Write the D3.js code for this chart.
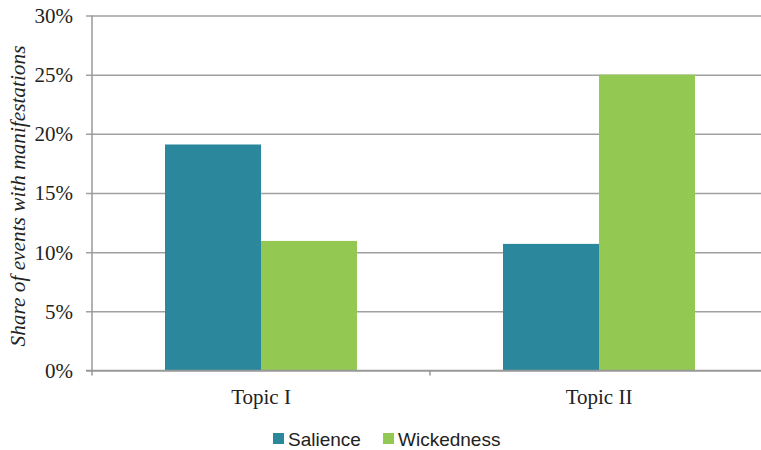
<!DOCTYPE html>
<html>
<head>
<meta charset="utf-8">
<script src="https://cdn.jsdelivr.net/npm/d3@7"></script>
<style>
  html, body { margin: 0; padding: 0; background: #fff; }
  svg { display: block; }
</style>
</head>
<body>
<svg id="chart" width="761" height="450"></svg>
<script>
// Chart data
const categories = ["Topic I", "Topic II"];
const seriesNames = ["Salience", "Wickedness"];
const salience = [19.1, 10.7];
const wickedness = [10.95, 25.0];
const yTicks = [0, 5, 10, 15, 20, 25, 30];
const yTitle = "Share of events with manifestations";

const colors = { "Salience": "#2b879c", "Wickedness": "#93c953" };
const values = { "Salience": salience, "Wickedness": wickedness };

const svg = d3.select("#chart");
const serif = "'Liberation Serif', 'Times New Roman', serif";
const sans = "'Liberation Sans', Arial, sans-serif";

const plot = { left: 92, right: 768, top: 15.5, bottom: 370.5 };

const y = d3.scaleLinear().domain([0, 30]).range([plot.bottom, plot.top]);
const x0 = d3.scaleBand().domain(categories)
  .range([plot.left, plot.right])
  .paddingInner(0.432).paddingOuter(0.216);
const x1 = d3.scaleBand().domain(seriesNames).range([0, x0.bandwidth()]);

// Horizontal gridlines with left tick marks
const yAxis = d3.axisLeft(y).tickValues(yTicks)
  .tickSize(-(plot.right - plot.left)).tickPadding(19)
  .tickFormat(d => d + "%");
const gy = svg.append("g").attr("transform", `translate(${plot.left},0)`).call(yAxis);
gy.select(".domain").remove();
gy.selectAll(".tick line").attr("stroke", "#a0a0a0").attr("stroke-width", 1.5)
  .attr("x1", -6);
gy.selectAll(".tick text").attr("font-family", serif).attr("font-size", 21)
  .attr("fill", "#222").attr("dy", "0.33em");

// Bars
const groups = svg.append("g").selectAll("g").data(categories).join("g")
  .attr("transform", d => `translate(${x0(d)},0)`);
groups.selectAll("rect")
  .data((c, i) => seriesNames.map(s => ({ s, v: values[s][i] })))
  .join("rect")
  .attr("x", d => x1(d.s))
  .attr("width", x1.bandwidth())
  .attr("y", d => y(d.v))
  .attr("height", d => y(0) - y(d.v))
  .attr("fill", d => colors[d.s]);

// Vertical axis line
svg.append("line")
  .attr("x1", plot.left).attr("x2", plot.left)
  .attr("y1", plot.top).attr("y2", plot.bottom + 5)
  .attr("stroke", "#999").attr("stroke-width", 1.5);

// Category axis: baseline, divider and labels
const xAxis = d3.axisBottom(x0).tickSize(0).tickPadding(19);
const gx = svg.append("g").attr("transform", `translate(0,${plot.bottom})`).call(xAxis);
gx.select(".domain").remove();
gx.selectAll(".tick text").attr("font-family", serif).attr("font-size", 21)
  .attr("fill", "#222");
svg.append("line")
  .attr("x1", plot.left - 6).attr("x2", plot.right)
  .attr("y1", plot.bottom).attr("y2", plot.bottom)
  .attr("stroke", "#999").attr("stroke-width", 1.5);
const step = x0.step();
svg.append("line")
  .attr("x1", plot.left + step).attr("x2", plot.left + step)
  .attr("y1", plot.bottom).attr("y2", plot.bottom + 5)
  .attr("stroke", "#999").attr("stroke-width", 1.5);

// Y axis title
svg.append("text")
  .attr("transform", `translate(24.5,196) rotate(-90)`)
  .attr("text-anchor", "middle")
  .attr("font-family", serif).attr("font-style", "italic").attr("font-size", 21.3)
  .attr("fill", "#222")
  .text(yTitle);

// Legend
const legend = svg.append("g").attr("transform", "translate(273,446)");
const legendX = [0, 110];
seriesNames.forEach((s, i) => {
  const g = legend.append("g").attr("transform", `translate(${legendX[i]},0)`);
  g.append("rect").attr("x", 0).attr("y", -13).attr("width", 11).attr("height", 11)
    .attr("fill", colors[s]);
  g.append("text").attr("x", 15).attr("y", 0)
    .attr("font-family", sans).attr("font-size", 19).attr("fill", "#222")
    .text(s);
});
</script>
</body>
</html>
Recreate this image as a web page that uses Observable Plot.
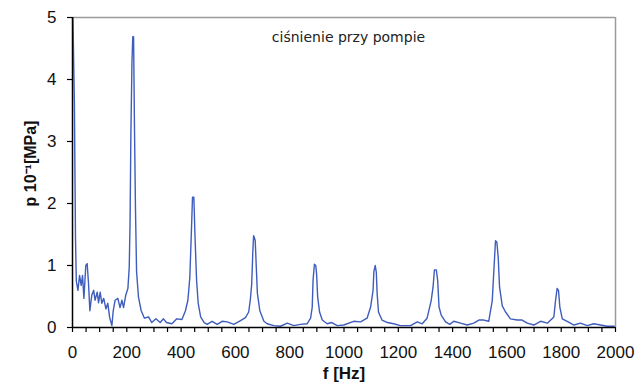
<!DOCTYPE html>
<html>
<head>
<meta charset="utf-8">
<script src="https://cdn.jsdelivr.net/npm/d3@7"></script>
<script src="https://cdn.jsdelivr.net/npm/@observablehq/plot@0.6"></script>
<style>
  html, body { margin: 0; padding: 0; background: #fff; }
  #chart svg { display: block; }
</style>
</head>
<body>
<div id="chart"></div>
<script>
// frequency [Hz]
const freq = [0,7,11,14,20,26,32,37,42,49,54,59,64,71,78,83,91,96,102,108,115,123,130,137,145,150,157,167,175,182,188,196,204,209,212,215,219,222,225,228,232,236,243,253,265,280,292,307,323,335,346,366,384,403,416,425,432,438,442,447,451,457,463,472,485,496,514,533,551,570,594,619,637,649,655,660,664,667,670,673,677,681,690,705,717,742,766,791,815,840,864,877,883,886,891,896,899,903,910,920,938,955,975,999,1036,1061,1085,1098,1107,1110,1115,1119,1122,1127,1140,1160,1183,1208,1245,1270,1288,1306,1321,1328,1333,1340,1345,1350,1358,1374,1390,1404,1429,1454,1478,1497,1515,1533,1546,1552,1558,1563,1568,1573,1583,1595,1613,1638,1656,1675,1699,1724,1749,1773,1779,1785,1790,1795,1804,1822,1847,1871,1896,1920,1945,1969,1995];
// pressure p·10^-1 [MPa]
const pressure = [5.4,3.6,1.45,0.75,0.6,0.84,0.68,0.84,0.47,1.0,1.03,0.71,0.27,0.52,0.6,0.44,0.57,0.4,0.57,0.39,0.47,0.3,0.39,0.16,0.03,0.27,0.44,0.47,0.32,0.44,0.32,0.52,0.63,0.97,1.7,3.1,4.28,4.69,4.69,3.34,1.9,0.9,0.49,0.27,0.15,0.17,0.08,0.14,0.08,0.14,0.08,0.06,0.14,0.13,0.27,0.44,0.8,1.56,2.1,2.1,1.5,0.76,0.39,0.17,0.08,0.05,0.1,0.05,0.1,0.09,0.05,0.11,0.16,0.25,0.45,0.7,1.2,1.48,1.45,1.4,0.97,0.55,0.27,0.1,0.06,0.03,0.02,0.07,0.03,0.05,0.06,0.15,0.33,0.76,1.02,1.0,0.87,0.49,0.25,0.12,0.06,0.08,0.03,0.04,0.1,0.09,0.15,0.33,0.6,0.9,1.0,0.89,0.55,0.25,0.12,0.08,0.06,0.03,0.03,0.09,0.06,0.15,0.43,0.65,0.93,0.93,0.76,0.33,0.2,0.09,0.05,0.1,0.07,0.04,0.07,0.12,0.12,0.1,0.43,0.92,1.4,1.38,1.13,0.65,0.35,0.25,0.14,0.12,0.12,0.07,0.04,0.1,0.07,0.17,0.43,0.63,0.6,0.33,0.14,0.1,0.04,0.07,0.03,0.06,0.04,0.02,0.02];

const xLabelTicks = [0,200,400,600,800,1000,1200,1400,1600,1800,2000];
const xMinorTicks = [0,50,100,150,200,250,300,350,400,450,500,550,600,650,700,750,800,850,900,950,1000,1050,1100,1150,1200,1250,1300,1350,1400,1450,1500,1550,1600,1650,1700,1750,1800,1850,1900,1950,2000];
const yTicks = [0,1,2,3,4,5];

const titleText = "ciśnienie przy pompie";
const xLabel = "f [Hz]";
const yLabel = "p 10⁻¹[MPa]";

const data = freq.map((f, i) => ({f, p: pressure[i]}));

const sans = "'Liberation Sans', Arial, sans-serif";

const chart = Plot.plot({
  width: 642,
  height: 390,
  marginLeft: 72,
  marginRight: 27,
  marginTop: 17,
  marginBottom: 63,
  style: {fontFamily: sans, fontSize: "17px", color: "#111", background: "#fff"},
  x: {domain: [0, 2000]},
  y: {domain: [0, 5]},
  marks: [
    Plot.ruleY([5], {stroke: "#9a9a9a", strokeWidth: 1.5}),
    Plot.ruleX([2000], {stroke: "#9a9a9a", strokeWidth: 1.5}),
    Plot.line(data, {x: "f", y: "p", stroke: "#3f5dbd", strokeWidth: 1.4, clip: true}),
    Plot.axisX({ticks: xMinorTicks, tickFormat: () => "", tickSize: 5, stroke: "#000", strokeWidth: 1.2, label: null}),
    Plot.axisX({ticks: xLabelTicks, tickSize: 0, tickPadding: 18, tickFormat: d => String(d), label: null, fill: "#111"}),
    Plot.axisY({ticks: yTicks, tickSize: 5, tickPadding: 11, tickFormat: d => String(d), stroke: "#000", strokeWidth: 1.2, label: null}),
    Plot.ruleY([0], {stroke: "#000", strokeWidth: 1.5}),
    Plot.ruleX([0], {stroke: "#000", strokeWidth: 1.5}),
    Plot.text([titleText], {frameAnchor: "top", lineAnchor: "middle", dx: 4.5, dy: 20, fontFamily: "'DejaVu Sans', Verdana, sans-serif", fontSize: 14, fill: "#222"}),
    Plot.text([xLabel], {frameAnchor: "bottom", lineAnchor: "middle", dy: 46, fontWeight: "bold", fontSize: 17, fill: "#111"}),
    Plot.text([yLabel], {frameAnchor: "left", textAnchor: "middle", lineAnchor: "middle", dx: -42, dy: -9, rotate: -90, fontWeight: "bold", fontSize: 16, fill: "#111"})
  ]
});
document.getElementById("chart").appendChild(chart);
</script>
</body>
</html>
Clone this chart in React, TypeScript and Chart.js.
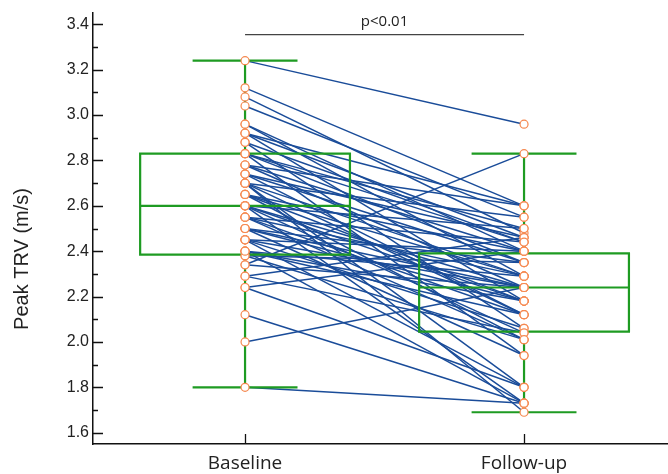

= = =

* _Short problem_
Select from the material above each line in which the string "this" appears, and list those lines.

* _Exercise output_
Write the D3.js code for this chart.
Recreate this image as a web page that uses Observable Plot.
Clone this chart in React, TypeScript and Chart.js.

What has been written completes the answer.